Patrick Kelly was convicted in 1983 for throwing his wife, Jeanette, off the 17th-floor balcony of their Toronto apartment.
Kelly, 64, was originally granted day parole in 2003. Since then, his parole has been revoked and granted several times for failing to disclose financial dealings or relationships with women.
A November board decision that was just released to the media said Kelly is manipulative and greedy, has used the Internet to develop female friendships even though he's been banned from using computers and continues to push the boundaries with his supervisors.
Despite that, the board concluded he does not present an undue risk and can remain on day parole, but he will have to be escorted for overnight leaves to attend medical treatments in B.C.'s Lower Mainland.
The ruling said parole board members discussed with Kelly his history of deceit and manipulation.
"You admitted to having been self-centred, deceptive and manipulative in the past," the decision said. "You insisted that during your last release you were diligent in being open until your health issues, followed by heavy drinking, resulted in your relapse to deceptive behaviour."
The documents did not detail Kelly's health problems.
The former undercover officer was granted full parole in 2010, but the board reversed his release after he failed to report two relationships with women.
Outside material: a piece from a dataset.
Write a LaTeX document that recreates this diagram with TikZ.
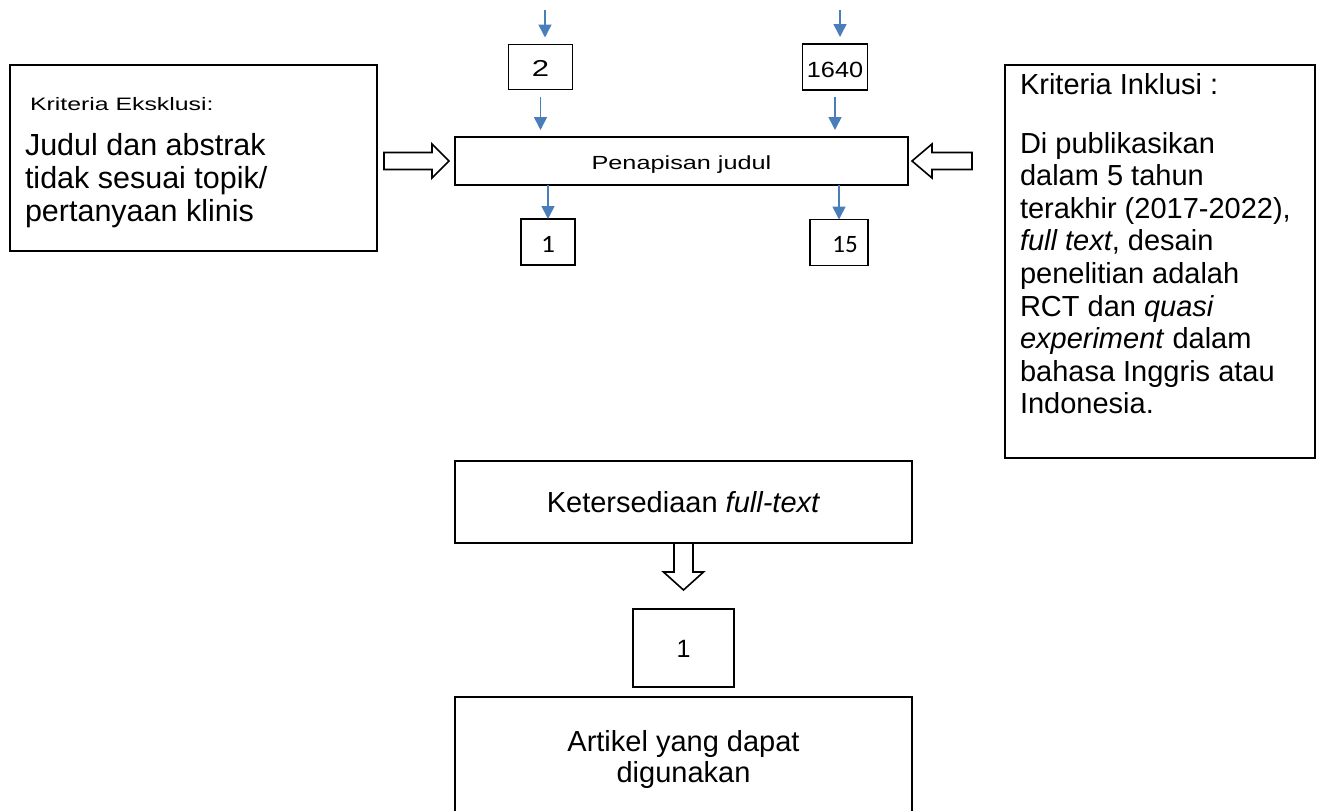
\documentclass[tikz,border=0pt]{standalone}
\usepackage{fontspec}
\setmainfont{Liberation Sans}
\newfontfamily\carl{Carlito}
\usepackage{graphicx}
\usetikzlibrary{arrows.meta}
\definecolor{arrblue}{RGB}{74,126,187}
\newcommand{\wide}[2]{\scalebox{#1}[1]{#2}}
% baseline placed #1 below the node centre, text takes no vertical room
\newcommand{\low}[2]{\raisebox{-#1}[0pt][0pt]{#2}}
\begin{document}
\begin{tikzpicture}[x=1pt,y=-1pt,
  box/.style={draw,line width=1.8pt,inner sep=0pt,outer sep=0pt},
  txt/.style={inner sep=0pt,outer sep=0pt,align=left},
  flow/.style={draw=arrblue,line width=1.6pt,-{Triangle[width=13pt,length=13pt]}},
  hollow/.style={draw,line width=1.6pt,line join=miter}]
\useasboundingbox (0,0) rectangle (1323,811);
\fill[white] (0,0) rectangle (1323,811);

% top row boxes
\node[box,minimum width=64pt,minimum height=45pt] (b2) at (540.5,67) {\fontsize{23}{26}\selectfont\low{9.5pt}{\wide{1.35}{2}}};
\node[box,minimum width=65pt,minimum height=46pt] (b1640) at (835,67) {\fontsize{22}{26}\selectfont\low{10.5pt}{\wide{1.15}{1640}}};
% screening box
\node[box,minimum width=453pt,minimum height=48pt] (pj) at (681.5,161) {\fontsize{19}{23}\selectfont\low{8.5pt}{\wide{1.33}{Penapisan judul}}};
% result boxes
\node[box,minimum width=54pt,minimum height=46pt] (b1) at (548,242) {\carl\fontsize{25}{28}\selectfont\low{10pt}{\wide{1.1}{1}}};
\node[box,minimum width=58pt,minimum height=46pt] (b15) at (839,242.5) {\carl\fontsize{25}{28}\selectfont\low{10pt}{\hspace{12pt}15}};

% exclusion box
\node[box,minimum width=367pt,minimum height=186pt] (excl) at (193.5,158) {};
\node[txt,anchor=north west,font=\fontsize{18}{22}\selectfont] (exclt) at (30,97.5) {\wide{1.38}{Kriteria Eksklusi:}};
\node[txt,anchor=north west,font=\fontsize{30.5}{33}\selectfont] (excltx) at (25,133) {Judul dan abstrak\\tidak sesuai topik/\\pertanyaan klinis};

% inclusion box
\node[box,minimum width=310pt,minimum height=393pt] (incl) at (1160,261.5) {};
\node[txt,anchor=north west,font=\fontsize{29}{32.6}\selectfont] (inclt) at (1020,73.5) {Kriteria Inklusi :\\[26pt]
Di publikasikan\\dalam 5 tahun\\terakhir (2017-2022),\\\textit{full text}, desain\\penelitian adalah\\RCT dan \textit{quasi}\\\textit{experiment} dalam\\bahasa Inggris atau\\Indonesia.};

% full text box
\node[box,minimum width=457pt,minimum height=82pt] (kf) at (683.5,502) {\fontsize{29}{33}\selectfont Ketersediaan \textit{full-text}};
\node[box,minimum width=101pt,minimum height=78pt] (bone) at (683.5,648) {\fontsize{25}{28}\selectfont\low{9.5pt}{1}};
\node[box,minimum width=457pt,minimum height=124pt,align=center,font=\fontsize{29}{31}\selectfont] (art) at (683.5,759) {Artikel yang dapat\\digunakan};

% blue flow arrows
\coordinate (t2) at (545,10);
\coordinate (t1640) at (840,10);
\draw[flow] (t2) -- ([yshift=7pt]t2 |- b2.north);
\draw[flow] (t1640) -- ([yshift=7pt]t1640 |- b1640.north);
\draw[flow] ([yshift=-7pt]b2.south) -- ([yshift=7pt]b2.south |- pj.north);
\draw[flow] ([yshift=-7pt]b1640.south) -- ([yshift=7pt]b1640.south |- pj.north);
\draw[flow] (b1.north |- pj.south) -- (b1.north);
\draw[flow] (b15.north |- pj.south) -- (b15.north);

% hollow arrows
\coordinate (la) at (384,161);
\coordinate (ra) at (972,161);
\draw[hollow] (la) ++(0,-8.5) -- ++(48,0) -- ++(0,-8.5) -- ++(17,17) -- ++(-17,17) -- ++(0,-8.5) -- ++(-48,0) -- cycle;
\draw[hollow] (ra) ++(0,-8.5) -- ++(-40,0) -- ++(0,-8.5) -- ++(-20,17) -- ++(20,17) -- ++(0,-8.5) -- ++(40,0) -- cycle;
\draw[hollow] (kf.south) ++(-9.5,0) -- ++(0,29) -- ++(-10.5,0) -- ++(20,18) -- ++(20,-18) -- ++(-10.5,0) -- ++(0,-29);
\end{tikzpicture}
\end{document}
Since his latest day-parole release in June 2014, Kelly admitted to accessing Internet dating sites and making contact with several women without revealing his criminal past, the board noted.
"You expect any future relationships may be intimate in different ways due to your health issues, and you do not want to return to prison because your health issues have resulted in your realization of your fallibility."
The document said Kelly lives somewhere in B.C. outside Metro Vancouver and operated an antique store, but his exact location has not been disclosed.
His request to move to the Lower Mainland and pursue his antique business wasn't supported by his case-management team, the decision stated.
Kelly has always denied killing his wife, claiming her fall from their luxury condo on Toronto's waterfront was an accident.
The Crown told his trial that Kelly was attempting to cash in on his wife's large life insurance policy. Court heard that he and another woman went on a Hawaiian vacation shortly after his wife's funeral.
Kelly is to abide by a number of conditions while on day parole, including not consuming alcohol, reporting all relationships with females, providing financial information to a supervisor and not using a computer or cell phone that has access to the Internet.
Note to readers: This is a corrected story. A previous version incorrectly reported that Kelly was convicted in 1984.